[START OF Information shown]

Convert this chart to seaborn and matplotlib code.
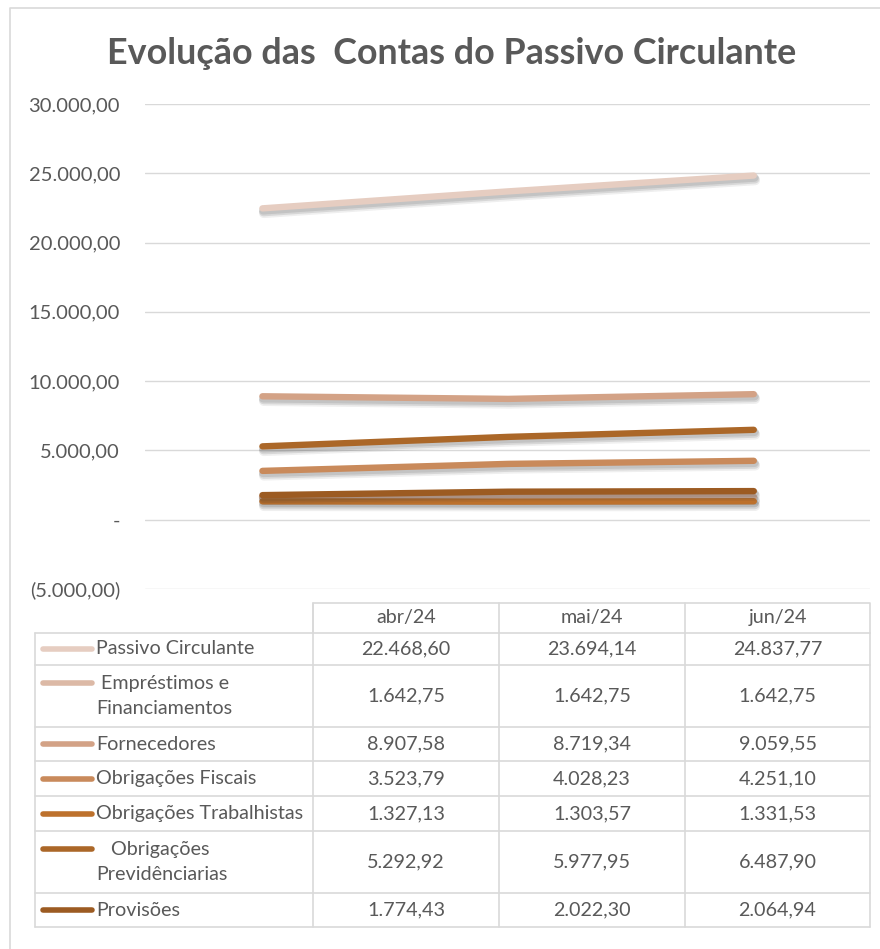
import pandas as pd
import matplotlib.pyplot as plt
import matplotlib.patheffects as pe
import seaborn as sns

# data from the table under the chart
meses = ['abr/24', 'mai/24', 'jun/24']
contas = ['Passivo Circulante', 'Empréstimos e Financiamentos', 'Fornecedores',
          'Obrigações Fiscais', 'Obrigações Trabalhistas',
          'Obrigações Previdênciarias', 'Provisões']
rotulos = ['Passivo Circulante', ' Empréstimos e\nFinanciamentos', 'Fornecedores',
           'Obrigações Fiscais', 'Obrigações Trabalhistas',
           '   Obrigações\nPrevidênciarias', 'Provisões']
passivo = [22468.60, 23694.14, 24837.77]
emprestimos = [1642.75, 1642.75, 1642.75]
fornecedores = [8907.58, 8719.34, 9059.55]
fiscais = [3523.79, 4028.23, 4251.10]
trabalhistas = [1327.13, 1303.57, 1331.53]
previdenciarias = [5292.92, 5977.95, 6487.90]
provisoes = [1774.43, 2022.30, 2064.94]
cores = ['#e6cdc1', '#dcb9a6', '#d3a286', '#c98a5b', '#bd712c', '#ab6728', '#9c5b22']

series = [passivo, emprestimos, fornecedores, fiscais, trabalhistas, previdenciarias, provisoes]
df = pd.DataFrame({'mes': meses * len(contas),
                   'conta': [c for c in contas for m in meses],
                   'valor': [v for s in series for v in s]})

sns.set_style('white')
plt.rcParams['font.family'] = ['Lato', 'DejaVu Sans']
cinza = '#595959'

W, H = 880, 949
fig = plt.figure(figsize=(W / 100, H / 100), dpi=100)

def frac(x0, y0, x1, y1):
    # pixel box (top-left origin) -> figure fractions
    return [x0 / W, 1 - y1 / H, (x1 - x0) / W, (y1 - y0) / H]

ax = fig.add_axes(frac(145, 104, 870, 589))
# soft shadow under the lines
sombra = [pe.SimpleLineShadow(offset=(0.5, -1.5), shadow_color='#333333', alpha=0.12, rho=1, linewidth=6),
          pe.SimpleLineShadow(offset=(0.8, -2.5), shadow_color='#333333', alpha=0.12, rho=1, linewidth=6.5),
          pe.SimpleLineShadow(offset=(1.0, -3.5), shadow_color='#333333', alpha=0.08, rho=1, linewidth=7),
          pe.Normal()]
sns.lineplot(data=df, x='mes', y='valor', hue='conta', hue_order=contas,
             palette=cores, linewidth=4.6, solid_capstyle='round', sort=False,
             legend=False, ax=ax, path_effects=sombra)
ax.set_xlim(-0.478, 2.473)
ax.set_ylim(-5000, 30000)
ax.set_yticks(range(-5000, 30001, 5000))

def fmt(v):
    s = f'{abs(v):,.2f}'.replace(',', 'X').replace('.', ',').replace('X', '.')
    return s

ax.set_yticklabels([('-' if t == 0 else ('(' + fmt(t) + ')' if t < 0 else fmt(t)))
                    for t in range(-5000, 30001, 5000)], fontsize=14.5, color=cinza)
ax.tick_params(axis='y', length=0, pad=18)
ax.set_xticks([])
ax.set_xlabel('')
ax.set_ylabel('')
ax.grid(axis='y', color='#d9d9d9', linewidth=1)
ax.set_axisbelow(True)
sns.despine(ax=ax, left=True, bottom=True)

# overlay in pixel coordinates for title, frame and data table
ov = fig.add_axes([0, 0, 1, 1], zorder=-1)
ov.set_xlim(0, W)
ov.set_ylim(H, 0)
ov.axis('off')
ov.plot([10, 10, W], [H, 8, 8], color='#d9d9d9', lw=1.2)
ov.text(452, 53, 'Evolução das  Contas do Passivo Circulante', ha='center', va='center',
        fontsize=25.8, fontweight='bold', color=cinza)

tab = fig.add_axes([0, 0, 1, 1])
tab.set_xlim(0, W)
tab.set_ylim(H, 0)
tab.axis('off')
col_x = [35, 313, 499, 685, 870]
row_y = [633, 665, 727, 761, 796, 831, 893, 927]
linha = dict(color='#d9d9d9', lw=1.2)
fs = 14.2
# header
tab.plot([313, 313, 870, 870], [633, 603, 603, 633], **linha)
for i, m in enumerate(meses):
    tab.plot([col_x[i + 1]] * 2, [603, 633], **linha)
    tab.text((col_x[i + 1] + col_x[i + 2]) / 2, 618, m, ha='center', va='center',
             fontsize=fs, color=cinza)
for y in row_y:
    tab.plot([35, 870], [y, y], **linha)
for x in col_x:
    tab.plot([x, x], [633, 927], **linha)
for k, conta in enumerate(contas):
    y0, y1 = row_y[k], row_y[k + 1]
    yc = (y0 + y1) / 2
    dois = '\n' in rotulos[k]
    yk = yc - 13 if dois else yc
    tab.plot([43, 92], [yk, yk], color=cores[k], lw=4, solid_capstyle='round')
    tab.text(96, yc, rotulos[k], ha='left', va='center', fontsize=fs, color=cinza,
             linespacing=1.5)
    for i in range(3):
        tab.text((col_x[i + 1] + col_x[i + 2]) / 2, yc, fmt(series[k][i]),
                 ha='center', va='center', fontsize=fs, color=cinza)

fig.savefig('out.png', dpi=100)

[END OF Information shown]

Whenever "seaborn" turns up in a line, pick that line out.

» **Complete answer**
Convert this chart to seaborn and matplotlib code.
import seaborn as sns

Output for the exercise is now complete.